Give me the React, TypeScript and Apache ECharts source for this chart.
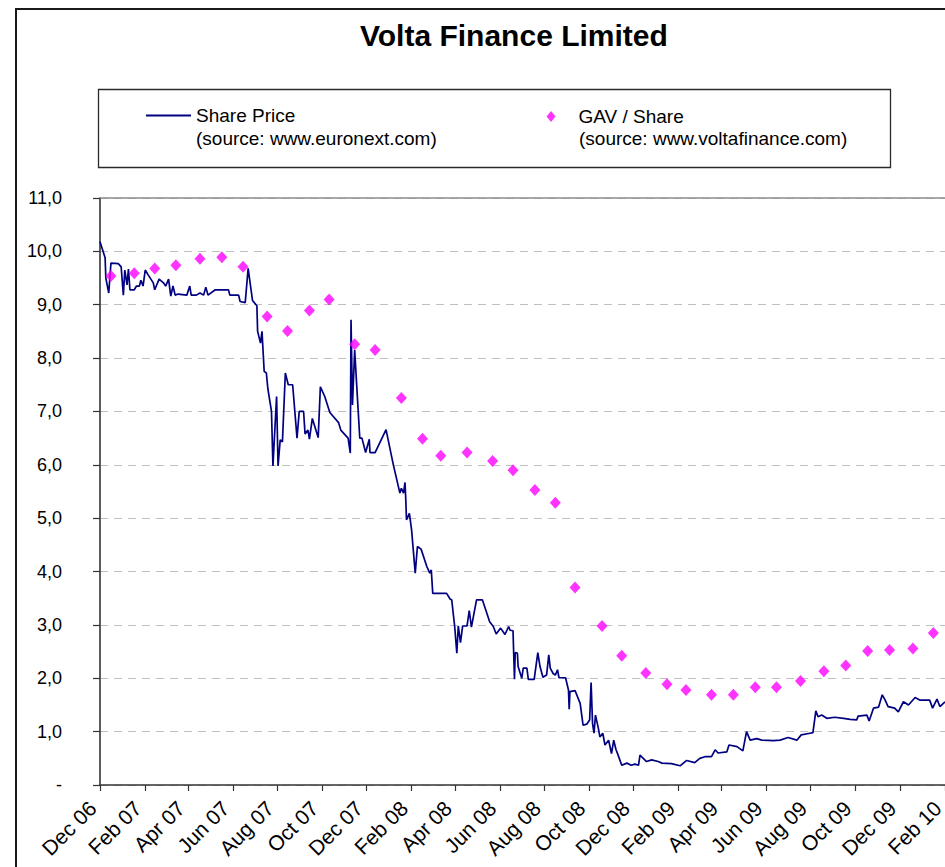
import React, { useEffect, useRef } from "react";
import * as echarts from "echarts";

const TITLE = "Volta Finance Limited";
const SERIES_NAMES = ["Share Price", "GAV / Share"];
const SOURCES = ["(source: www.euronext.com)", "(source: www.voltafinance.com)"];
const AXIS_START = "2006-12-01";
const AXIS_END = "2010-02-01";
const MONTH_NAMES = ["Jan", "Feb", "Mar", "Apr", "May", "Jun", "Jul", "Aug", "Sep", "Oct", "Nov", "Dec"];
const TICK_MONTHS = [12, 2, 4, 6, 8, 10];
const Y_MIN = 0;
const Y_MAX = 11;
const Y_STEP = 1;

// Share price (source: euronext), [date, value]
const SHARE_PRICE: [string, number][] = [
  ["2006-12-01", 10.18], ["2006-12-08", 9.88], ["2006-12-09", 9.5], ["2006-12-13", 9.22],
  ["2006-12-16", 9.78], ["2006-12-26", 9.77], ["2006-12-30", 9.71], ["2007-01-02", 9.18],
  ["2007-01-04", 9.65], ["2007-01-07", 9.37], ["2007-01-09", 9.67], ["2007-01-11", 9.28],
  ["2007-01-17", 9.28], ["2007-01-20", 9.35], ["2007-01-24", 9.35], ["2007-01-26", 9.46],
  ["2007-01-29", 9.35], ["2007-02-01", 9.65], ["2007-02-05", 9.56], ["2007-02-12", 9.41],
  ["2007-02-14", 9.28], ["2007-02-20", 9.48], ["2007-02-26", 9.41], ["2007-03-01", 9.35],
  ["2007-03-05", 9.48], ["2007-03-08", 9.16], ["2007-03-11", 9.35], ["2007-03-14", 9.18],
  ["2007-03-18", 9.2], ["2007-03-30", 9.18], ["2007-04-03", 9.35], ["2007-04-05", 9.18],
  ["2007-04-12", 9.18], ["2007-04-17", 9.22], ["2007-04-22", 9.18], ["2007-04-25", 9.33],
  ["2007-04-28", 9.18], ["2007-05-08", 9.28], ["2007-05-26", 9.28], ["2007-05-28", 9.18],
  ["2007-06-09", 9.18], ["2007-06-11", 9.06], ["2007-06-18", 9.04], ["2007-06-22", 9.68],
  ["2007-06-28", 9.08], ["2007-07-04", 8.98], ["2007-07-05", 8.5], ["2007-07-09", 8.28],
  ["2007-07-11", 8.5], ["2007-07-14", 7.75], ["2007-07-17", 7.72], ["2007-07-19", 7.43],
  ["2007-07-24", 7.0], ["2007-07-26", 5.98], ["2007-07-31", 7.28], ["2007-08-02", 5.98],
  ["2007-08-05", 6.47], ["2007-08-08", 6.43], ["2007-08-12", 7.72], ["2007-08-16", 7.5],
  ["2007-08-22", 7.5], ["2007-08-28", 6.5], ["2007-08-31", 7.0], ["2007-09-06", 7.0],
  ["2007-09-08", 6.58], ["2007-09-12", 6.65], ["2007-09-14", 6.48], ["2007-09-18", 6.87],
  ["2007-09-26", 6.51], ["2007-09-29", 7.46], ["2007-10-05", 7.28], ["2007-10-12", 6.98],
  ["2007-10-24", 6.79], ["2007-10-27", 6.65], ["2007-11-06", 6.5], ["2007-11-09", 6.22],
  ["2007-11-10", 8.72], ["2007-11-12", 7.12], ["2007-11-15", 8.15], ["2007-11-22", 6.5],
  ["2007-11-25", 6.5], ["2007-11-30", 6.23], ["2007-12-05", 6.48], ["2007-12-06", 6.23],
  ["2007-12-13", 6.23], ["2007-12-28", 6.66], ["2008-01-07", 6.0], ["2008-01-16", 5.47],
  ["2008-01-18", 5.56], ["2008-01-21", 5.47], ["2008-01-23", 5.67], ["2008-01-24", 5.37],
  ["2008-01-25", 4.97], ["2008-01-29", 5.09], ["2008-02-01", 4.78], ["2008-02-06", 3.97],
  ["2008-02-09", 4.47], ["2008-02-14", 4.42], ["2008-02-22", 4.09], ["2008-02-26", 3.97],
  ["2008-02-28", 4.03], ["2008-03-01", 3.59], ["2008-03-20", 3.59], ["2008-03-25", 3.48],
  ["2008-03-27", 3.47], ["2008-03-31", 2.98], ["2008-04-03", 2.47], ["2008-04-05", 2.98],
  ["2008-04-08", 2.67], ["2008-04-11", 2.98], ["2008-04-17", 2.98], ["2008-04-20", 3.27],
  ["2008-04-23", 2.96], ["2008-04-30", 3.47], ["2008-05-08", 3.47], ["2008-05-18", 3.06],
  ["2008-05-23", 2.97], ["2008-05-27", 2.83], ["2008-06-02", 2.94], ["2008-06-08", 2.82],
  ["2008-06-13", 2.97], ["2008-06-15", 2.9], ["2008-06-19", 2.89], ["2008-06-21", 1.98],
  ["2008-06-22", 2.48], ["2008-06-25", 2.47], ["2008-06-26", 2.22], ["2008-07-01", 2.0],
  ["2008-07-03", 2.19], ["2008-07-08", 2.19], ["2008-07-10", 1.98], ["2008-07-18", 1.98],
  ["2008-07-23", 2.48], ["2008-07-26", 2.22], ["2008-07-30", 2.02], ["2008-08-04", 2.06],
  ["2008-08-07", 2.44], ["2008-08-09", 2.19], ["2008-08-13", 2.09], ["2008-08-16", 2.06],
  ["2008-08-19", 2.16], ["2008-08-21", 2.01], ["2008-08-30", 2.01], ["2008-09-03", 1.78],
  ["2008-09-04", 1.42], ["2008-09-05", 1.75], ["2008-09-12", 1.77], ["2008-09-19", 1.53],
  ["2008-09-23", 1.12], ["2008-09-28", 1.14], ["2008-10-02", 1.22], ["2008-10-04", 1.92],
  ["2008-10-06", 1.15], ["2008-10-08", 0.97], ["2008-10-10", 1.31], ["2008-10-14", 1.06],
  ["2008-10-16", 0.9], ["2008-10-20", 0.97], ["2008-10-23", 0.75], ["2008-10-28", 0.84],
  ["2008-11-01", 0.59], ["2008-11-04", 0.84], ["2008-11-07", 0.67], ["2008-11-10", 0.56],
  ["2008-11-15", 0.37], ["2008-11-22", 0.41], ["2008-11-28", 0.37], ["2008-12-03", 0.39],
  ["2008-12-08", 0.37], ["2008-12-10", 0.56], ["2008-12-19", 0.44], ["2008-12-26", 0.47],
  ["2009-01-04", 0.44], ["2009-01-09", 0.41], ["2009-01-22", 0.4], ["2009-02-03", 0.36],
  ["2009-02-12", 0.46], ["2009-02-23", 0.42], ["2009-03-02", 0.5], ["2009-03-09", 0.53],
  ["2009-03-18", 0.53], ["2009-03-23", 0.66], ["2009-03-27", 0.6], ["2009-04-08", 0.62],
  ["2009-04-11", 0.75], ["2009-04-22", 0.72], ["2009-04-30", 0.64], ["2009-05-05", 1.0],
  ["2009-05-10", 0.84], ["2009-05-19", 0.87], ["2009-05-26", 0.84], ["2009-06-11", 0.83],
  ["2009-06-20", 0.84], ["2009-07-01", 0.89], ["2009-07-13", 0.84], ["2009-07-19", 0.94],
  ["2009-07-31", 0.97], ["2009-08-04", 0.98], ["2009-08-08", 1.39], ["2009-08-11", 1.28],
  ["2009-08-16", 1.31], ["2009-08-23", 1.25], ["2009-09-03", 1.27], ["2009-09-15", 1.25],
  ["2009-09-24", 1.23], ["2009-10-03", 1.22], ["2009-10-05", 1.29], ["2009-10-17", 1.31],
  ["2009-10-20", 1.2], ["2009-10-26", 1.44], ["2009-11-02", 1.46], ["2009-11-07", 1.69],
  ["2009-11-11", 1.59], ["2009-11-15", 1.47], ["2009-11-24", 1.44], ["2009-11-29", 1.37],
  ["2009-12-06", 1.56], ["2009-12-13", 1.5], ["2009-12-22", 1.64], ["2009-12-29", 1.59],
  ["2010-01-11", 1.59], ["2010-01-15", 1.44], ["2010-01-21", 1.61], ["2010-01-25", 1.47],
  ["2010-02-01", 1.56],
];

// GAV per share (source: voltafinance), [date, value]
const GAV_PER_SHARE: [string, number][] = [
  ["2006-12-16", 9.54], ["2007-01-17", 9.59], ["2007-02-14", 9.68], ["2007-03-15", 9.74],
  ["2007-04-17", 9.86], ["2007-05-17", 9.89], ["2007-06-15", 9.71], ["2007-07-18", 8.78],
  ["2007-08-15", 8.51], ["2007-09-14", 8.89], ["2007-10-11", 9.1], ["2007-11-15", 8.26],
  ["2007-12-13", 8.15], ["2008-01-18", 7.25], ["2008-02-16", 6.49], ["2008-03-12", 6.17],
  ["2008-04-17", 6.23], ["2008-05-22", 6.07], ["2008-06-19", 5.9], ["2008-07-19", 5.53],
  ["2008-08-16", 5.29], ["2008-09-12", 3.7], ["2008-10-19", 2.98], ["2008-11-15", 2.42],
  ["2008-12-18", 2.1], ["2009-01-16", 1.89], ["2009-02-11", 1.78], ["2009-03-18", 1.69],
  ["2009-04-17", 1.69], ["2009-05-17", 1.83], ["2009-06-15", 1.83], ["2009-07-18", 1.95],
  ["2009-08-19", 2.13], ["2009-09-18", 2.24], ["2009-10-18", 2.51], ["2009-11-17", 2.53],
  ["2009-12-19", 2.56], ["2010-01-16", 2.85],
];

const FONT = "'Liberation Sans', Arial, Helvetica, sans-serif";

function buildDays(start: string, end: string): string[] {
  const out: string[] = [];
  const s = new Date(start + "T00:00:00Z").getTime();
  const e = new Date(end + "T00:00:00Z").getTime();
  for (let t = s; t <= e; t += 86400000) {
    out.push(new Date(t).toISOString().slice(0, 10));
  }
  return out;
}

const DAYS = buildDays(AXIS_START, AXIS_END);

function isTickDay(v: string): boolean {
  const m = parseInt(v.slice(5, 7), 10);
  return v.slice(8, 10) === "01" && TICK_MONTHS.indexOf(m) >= 0;
}

function fmtDay(v: string): string {
  const m = parseInt(v.slice(5, 7), 10);
  return MONTH_NAMES[m - 1] + " " + v.slice(2, 4);
}

export default function App() {
  const ref = useRef<HTMLDivElement>(null);
  useEffect(() => {
    if (!ref.current) return;
    const chart = echarts.init(ref.current, null, { renderer: "svg" });
    chart.setOption({
      animation: false,
      backgroundColor: "#ffffff",
      title: {
        text: TITLE,
        left: 360,
        top: 20,
        padding: 0,
        textStyle: { fontFamily: FONT, fontSize: 30, fontWeight: "bold", color: "#000" },
      },
      legend: [
        {
          data: [{ name: SERIES_NAMES[0], icon: "rect" }],
          left: 146,
          top: 106,
          padding: 0,
          itemWidth: 45,
          itemHeight: 2,
          itemGap: 5,
          textStyle: { fontFamily: FONT, fontSize: 19, color: "#000" },
          selectedMode: false,
        },
        {
          data: [{ name: SERIES_NAMES[1], icon: "diamond" }],
          left: 546.5,
          top: 107,
          padding: 0,
          itemWidth: 9,
          itemHeight: 11,
          itemGap: 5,
          textStyle: { fontFamily: FONT, fontSize: 19, color: "#000", padding: [0, 0, 0, 18] },
          selectedMode: false,
        },
      ],
      graphic: [
        {
          type: "polyline",
          silent: true,
          shape: { points: [[16, 867], [16, 9], [945, 9]] },
          style: { stroke: "#1a1a1a", lineWidth: 2, fill: "none" },
        },
        {
          type: "rect",
          silent: true,
          shape: { x: 98.5, y: 89.5, width: 792, height: 78 },
          style: { stroke: "#2a2a2a", lineWidth: 1.3, fill: "none" },
        },
        {
          type: "text",
          silent: true,
          x: 196,
          y: 138,
          style: { text: SOURCES[0], font: `19px ${FONT}`, fill: "#000", verticalAlign: "middle" },
        },
        {
          type: "text",
          silent: true,
          x: 579,
          y: 138,
          style: { text: SOURCES[1], font: `19px ${FONT}`, fill: "#000", verticalAlign: "middle" },
        },
      ],
      grid: { left: 100, right: 0, top: 198, bottom: 82, outerBoundsMode: "none", containLabel: false },
      xAxis: [
        {
          type: "category",
          data: DAYS,
          boundaryGap: false,
          axisLine: { show: true, lineStyle: { color: "#333", width: 1.6 } },
          axisTick: {
            show: true,
            interval: (_i: number, v: string) => isTickDay(v),
            length: 6,
            lineStyle: { color: "#333", width: 1.2 },
          },
          axisLabel: {
            show: true,
            interval: (_i: number, v: string) => isTickDay(v),
            formatter: (v: string) => fmtDay(v),
            rotate: 45,
            margin: 27,
            align: "right",
            verticalAlign: "bottom",
            fontFamily: FONT,
            fontSize: 21,
            color: "#000",
          },
          splitLine: { show: false },
        },
        {
          type: "category",
          data: DAYS,
          boundaryGap: false,
          position: "top",
          axisLine: { show: true, lineStyle: { color: "#8c8c8c", width: 1.5 } },
          axisTick: { show: false },
          axisLabel: { show: false },
          splitLine: { show: false },
        },
      ],
      yAxis: {
        type: "value",
        min: Y_MIN,
        max: Y_MAX,
        interval: Y_STEP,
        axisLine: { show: true, lineStyle: { color: "#333", width: 1.6 } },
        axisTick: { show: true, inside: false, length: 7, lineStyle: { color: "#333", width: 1.2 } },
        axisLabel: {
          margin: 38,
          fontFamily: FONT,
          fontSize: 18,
          color: "#000",
          formatter: (v: number) => (v === 0 ? "-" : v.toFixed(1).replace(".", ",")),
        },
        splitLine: {
          show: true,
          lineStyle: { color: "#c0c0c0", width: 1.2, type: [8, 6] },
        },
      },
      series: [
        {
          name: SERIES_NAMES[0],
          type: "line",
          xAxisIndex: 0,
          data: SHARE_PRICE,
          showSymbol: false,
          symbol: "none",
          color: "#000080",
          lineStyle: { color: "#000080", width: 1.7 },
          z: 2,
        },
        {
          name: SERIES_NAMES[1],
          type: "scatter",
          xAxisIndex: 0,
          data: GAV_PER_SHARE,
          symbol: "diamond",
          symbolSize: [11, 12],
          color: "#ff00ff",
          itemStyle: { color: "#ff00ff" },
          z: 3,
        },
      ],
    });
    return () => chart.dispose();
  }, []);
  return (
    <div
      ref={ref}
      style={{ position: "absolute", left: 0, top: 0, width: 945, height: 867 }}
    />
  );
}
================
DO THIS.
Return exactly what appears from the opening line of the material through the line with "const Y_STEP = 1;", apart from the pictures.

FULL ANSWER.
Give me the React, TypeScript and Apache ECharts source for this chart.
import React, { useEffect, useRef } from "react";
import * as echarts from "echarts";

const TITLE = "Volta Finance Limited";
const SERIES_NAMES = ["Share Price", "GAV / Share"];
const SOURCES = ["(source: www.euronext.com)", "(source: www.voltafinance.com)"];
const AXIS_START = "2006-12-01";
const AXIS_END = "2010-02-01";
const MONTH_NAMES = ["Jan", "Feb", "Mar", "Apr", "May", "Jun", "Jul", "Aug", "Sep", "Oct", "Nov", "Dec"];
const TICK_MONTHS = [12, 2, 4, 6, 8, 10];
const Y_MIN = 0;
const Y_MAX = 11;
const Y_STEP = 1;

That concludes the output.